High-density aligned carbon nanotubes (A-CNTs), with ultrahigh carrier mobility and atomically thin bodies, hold great promise for next-generation field-effect transistors (FETs), offering significant potential for high speed and energy efficiency. These unique properties position A-CNTs as a leading candidate for future very-large-scale integration technologies in the post-Moore era. However, fabricated short-channel A-CNT transistors suffer from significant off-state degradation, falling short of the requirements for sub-1 nm node technology. The underlying mechanisms for performance degradation in aligned carbon nanotube transistors are poorly understood. This study reveals that stacking in A-CNTs induces significant bandgap narrowing (BGN) in conventional single-gate transistor configurations. This effect compromises the inherent quasi-one-dimensional electrostatic advantages of A-CNTs.

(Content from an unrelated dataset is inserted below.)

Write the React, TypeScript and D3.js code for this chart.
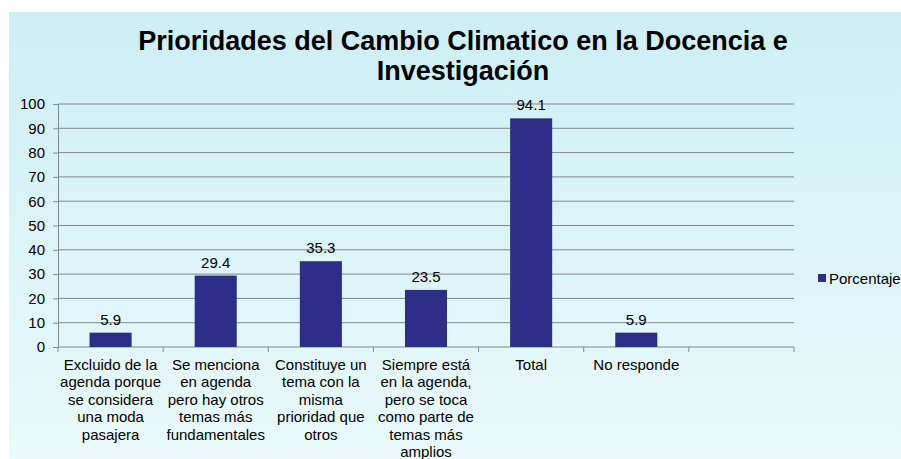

We propose an efficient dual-gate architecture to resist BGN and enable subthreshold swing in A-CNT transistors to reach the Boltzmann thermionic limit of 60 mV/decade, while achieving an on/off current ratio exceeding 106. Additionally, our fabricated 10 nm ultrashort-gate A-CNT DG-FETs exhibit high performance, including a saturation current exceeding 1.8 mA/μm, a peak transconductance of 2.1 mS/μm, and low static power consumption of 10 nW/μm. DG A-CNT FETs exhibit performance merits that meet the requirements of state-of-the-art integrated circuits.